I came to the Episcopal Church, which I have since left, from the pastorate of a Congregational church in an association dominated and controlled by older women. They did not identify themselves as feminists, since that movement came along after their time. Rather, they wanted the churches run as clubs in which the Christian faith blessed their interests, many of which appeared to be parallel with those of the Daughters of the American Revolution. This was no church, and I was happy to leave it. 

When I came from there to the Episcopal Church, I was surprised and dismayed to discover how many of the bishops, including some of the better ones, were what I would call Mama's boys, and how much the spirit of the church was defined by the connection between these bishops and the women, the older women in particular.

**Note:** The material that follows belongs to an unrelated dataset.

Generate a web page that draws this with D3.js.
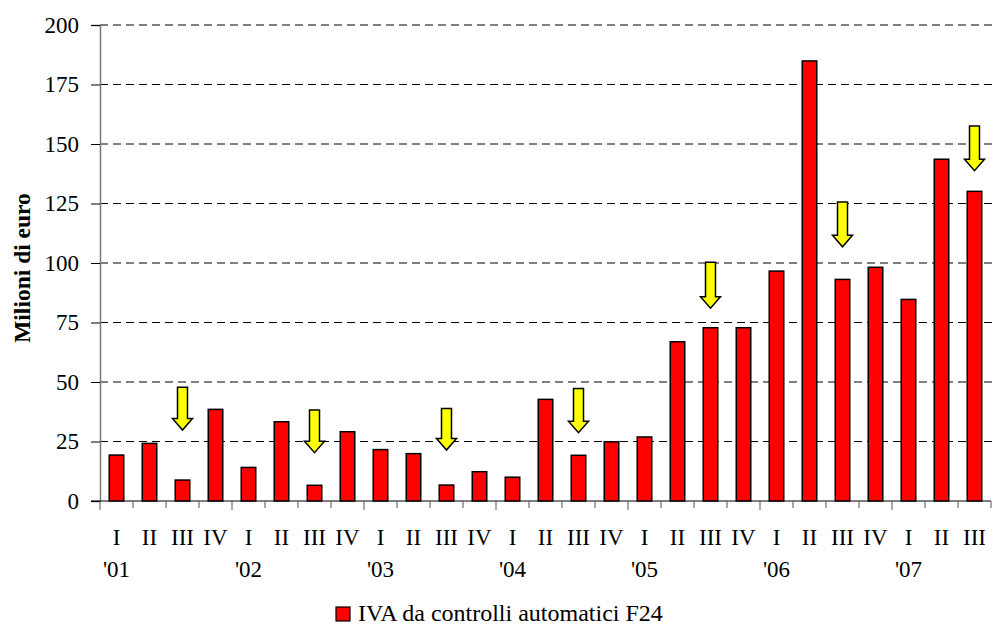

I had learned to hate the government of women as a Congregationalist, but found it amplified by the episcopacy among the Episcopalians. This system was in place long before women's ordination.

It appears to me that, perhaps paradoxically, women's ordination is a threat to this form of church life, for it introduces something new and incompatible—women directly in pastoral charge of women. In the former arrangement the male bishop, like the male pastor in degenerated Congregationalism, even if he was a twinkie, was useful as a buffer between them. If my experience in the pre-women's ordination Womanchurch is any indicator, women, even those who revel in "empowerment," do not like having other women in power over them—and the exercise of what feminists scornfully identify as "male" forms of power is as unavoidable in churches as it is in any organization, despite all their talk about equality, mutuality, community, and whatnot.

The fear among women of other women's power is one of the factors behind the ordained women's complaint about the unwillingness of the churches to appoint them as rectors until they are desperate, and why there isn't a much larger number of women bishops, even though it has been perfectly legal for a generation or so. It is also why as internal pressures eventually proliferate priestesses and bishopesses to numerical domination, attendance will fall off radically, first among the men, but finally even among the women who thought they wanted power in the churches.